### Aim:
Omit every picture, and retype the lines that run from the beginning of the data below through the line containing "(physio) at (392,671)", inclusive.

### Information provided:
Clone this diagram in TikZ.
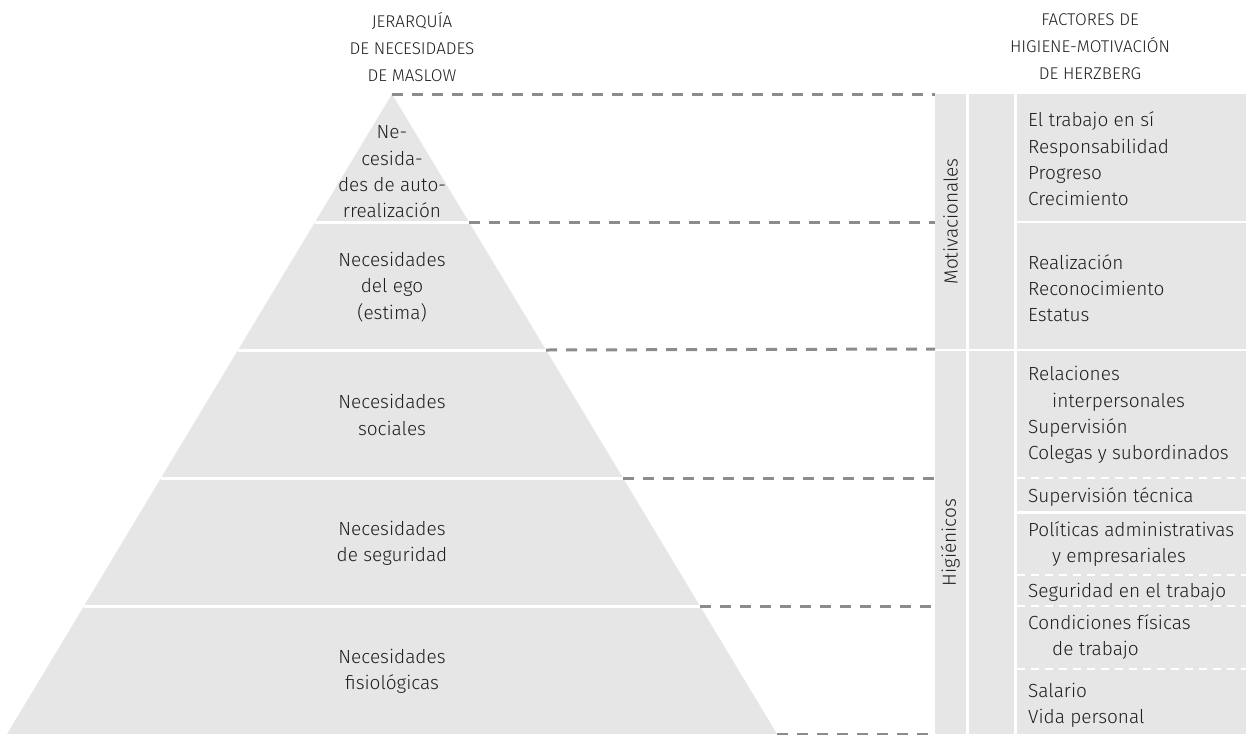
\documentclass[tikz,border=0pt]{standalone}
\usepackage{fontspec}
\setmainfont{Fira Sans Light}
\usetikzlibrary{positioning}

\definecolor{panel}{HTML}{E6E6E6}
\definecolor{ink}{HTML}{1E1E1E}
\definecolor{dashgray}{HTML}{8C8C8C}

\begin{document}
\begin{tikzpicture}[
    x=1pt, y=-1pt,
    font=\fontsize{19}{26.3}\selectfont, text=ink,
    level/.style={align=center, inner sep=0pt},
    heading/.style={align=center, inner sep=0pt, font=\fontsize{17}{27}\selectfont},
    colbox/.style={fill=panel, anchor=north west, inner sep=0pt, outer sep=0pt},
    item/.style={anchor=west, align=left, inner sep=0pt},
    sidelabel/.style={rotate=90, inner sep=0pt},
    guide/.style={draw=dashgray, line width=3pt, dash pattern=on 11pt off 9pt},
    cut/.style={draw=white, line width=3pt},
    softcut/.style={draw=white, line width=2pt, dash pattern=on 8pt off 6pt}
  ]
  \useasboundingbox (0,0) rectangle (1246,734);

  % Pyramid
  \coordinate (apex) at (392,94);
  \coordinate (baseL) at (7,734);
  \coordinate (baseR) at (777,734);
  \fill[panel] (apex) -- (baseR) -- (baseL) -- cycle;

  % Level edges on the right flank
  \coordinate (e1) at (469,222);
  \coordinate (e2) at (546,350);
  \coordinate (e3) at (623,478);
  \coordinate (e4) at (700,606);
  \draw[cut] (315,222) -- (e1);
  \draw[cut] (238,350) -- (e2);
  \draw[cut] (161,478) -- (e3);
  \draw[cut] (84,606) -- (e4);

  % Level labels
  \node[level] (self) at (392,172) {Ne-\\cesida-\\des de auto-\\rrealización};
  \node[level] (ego) at (392,287) {Necesidades\\del ego\\(estima)};
  \node[level] (social) at (392,415) {Necesidades\\sociales};
  \node[level] (safety) at (392,543) {Necesidades\\de seguridad};
  \node[level] (physio) at (392,671) {Necesidades\\fisiológicas};

  % Headings
  \node[heading] (maslow) at (412,47) {JERARQUÍA\\DE NECESIDADES\\DE MASLOW};
  \node[heading] (herzberg) at (1090,47) {FACTORES DE\\HIGIENE-MOTIVACIÓN\\DE HERZBERG};

  % Herzberg columns
  \node[colbox, minimum width=31pt, minimum height=255pt] (motA) at (935,94) {};
  \node[colbox, minimum width=31pt, minimum height=383pt] (hygA) at (935,351) {};
  \node[colbox, minimum width=45pt, minimum height=255pt] (motB) at (969,94) {};
  \node[colbox, minimum width=45pt, minimum height=383pt] (hygB) at (969,351) {};
  \node[colbox, minimum width=229pt, minimum height=127pt] (motC1) at (1017,94) {};
  \node[colbox, minimum width=229pt, minimum height=126pt] (motC2) at (1017,223) {};
  \node[colbox, minimum width=229pt, minimum height=383pt] (hygC) at (1017,351) {};

  \draw[softcut] (1017,478) -- (1246,478);
  \draw[cut] (1017,512) -- (1246,512);
  \draw[softcut] (1017,575) -- (1246,575);
  \draw[softcut] (1017,606) -- (1246,606);
  \draw[softcut] (1017,669) -- (1246,669);

  \node[sidelabel] (motlbl) at (motA.center) {Motivacionales};
  \node[sidelabel] (hyglbl) at (hygA.center) {Higiénicos};

  % Factor lists
  \node[item] (f1) at (1028,159) {El trabajo en sí\\Responsabilidad\\Progreso\\Crecimiento};
  \node[item] (f2) at (1028,288) {Realización\\Reconocimiento\\Estatus};
  \node[item] (f3) at (1028,415) {Relaciones\\\hspace*{24pt}interpersonales\\Supervisión\\Colegas y subordinados};
  \node[item] (f4) at (1028,497) {Supervisión técnica};
  \node[item] (f5) at (1028,544) {Políticas administrativas\\\hspace*{24pt}y empresariales};
  \node[item] (f6) at (1028,592) {Seguridad en el trabajo};
  \node[item] (f7) at (1028,637) {Condiciones físicas\\\hspace*{24pt}de trabajo};
  \node[item] (f8) at (1028,705) {Salario\\Vida personal};

  % Dashed guides from pyramid to Herzberg columns
  \draw[guide] (apex) -- (motA.north west);
  \draw[guide] (e1) -- (e1 -| motA.west);
  \draw[guide] (e2) -- (motA.south west);
  \draw[guide] (e3) -- (e3 -| hygA.west);
  \draw[guide] (e4) -- (e4 -| hygA.west);
  \draw[guide] (baseR) -- (hygA.south west);
\end{tikzpicture}
\end{document}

### Correct response:
Clone this diagram in TikZ.
\documentclass[tikz,border=0pt]{standalone}
\usepackage{fontspec}
\setmainfont{Fira Sans Light}
\usetikzlibrary{positioning}

\definecolor{panel}{HTML}{E6E6E6}
\definecolor{ink}{HTML}{1E1E1E}
\definecolor{dashgray}{HTML}{8C8C8C}

\begin{document}
\begin{tikzpicture}[
    x=1pt, y=-1pt,
    font=\fontsize{19}{26.3}\selectfont, text=ink,
    level/.style={align=center, inner sep=0pt},
    heading/.style={align=center, inner sep=0pt, font=\fontsize{17}{27}\selectfont},
    colbox/.style={fill=panel, anchor=north west, inner sep=0pt, outer sep=0pt},
    item/.style={anchor=west, align=left, inner sep=0pt},
    sidelabel/.style={rotate=90, inner sep=0pt},
    guide/.style={draw=dashgray, line width=3pt, dash pattern=on 11pt off 9pt},
    cut/.style={draw=white, line width=3pt},
    softcut/.style={draw=white, line width=2pt, dash pattern=on 8pt off 6pt}
  ]
  \useasboundingbox (0,0) rectangle (1246,734);

  % Pyramid
  \coordinate (apex) at (392,94);
  \coordinate (baseL) at (7,734);
  \coordinate (baseR) at (777,734);
  \fill[panel] (apex) -- (baseR) -- (baseL) -- cycle;

  % Level edges on the right flank
  \coordinate (e1) at (469,222);
  \coordinate (e2) at (546,350);
  \coordinate (e3) at (623,478);
  \coordinate (e4) at (700,606);
  \draw[cut] (315,222) -- (e1);
  \draw[cut] (238,350) -- (e2);
  \draw[cut] (161,478) -- (e3);
  \draw[cut] (84,606) -- (e4);

  % Level labels
  \node[level] (self) at (392,172) {Ne-\\cesida-\\des de auto-\\rrealización};
  \node[level] (ego) at (392,287) {Necesidades\\del ego\\(estima)};
  \node[level] (social) at (392,415) {Necesidades\\sociales};
  \node[level] (safety) at (392,543) {Necesidades\\de seguridad};
  \node[level] (physio) at (392,671) {Necesidades\\fisiológicas};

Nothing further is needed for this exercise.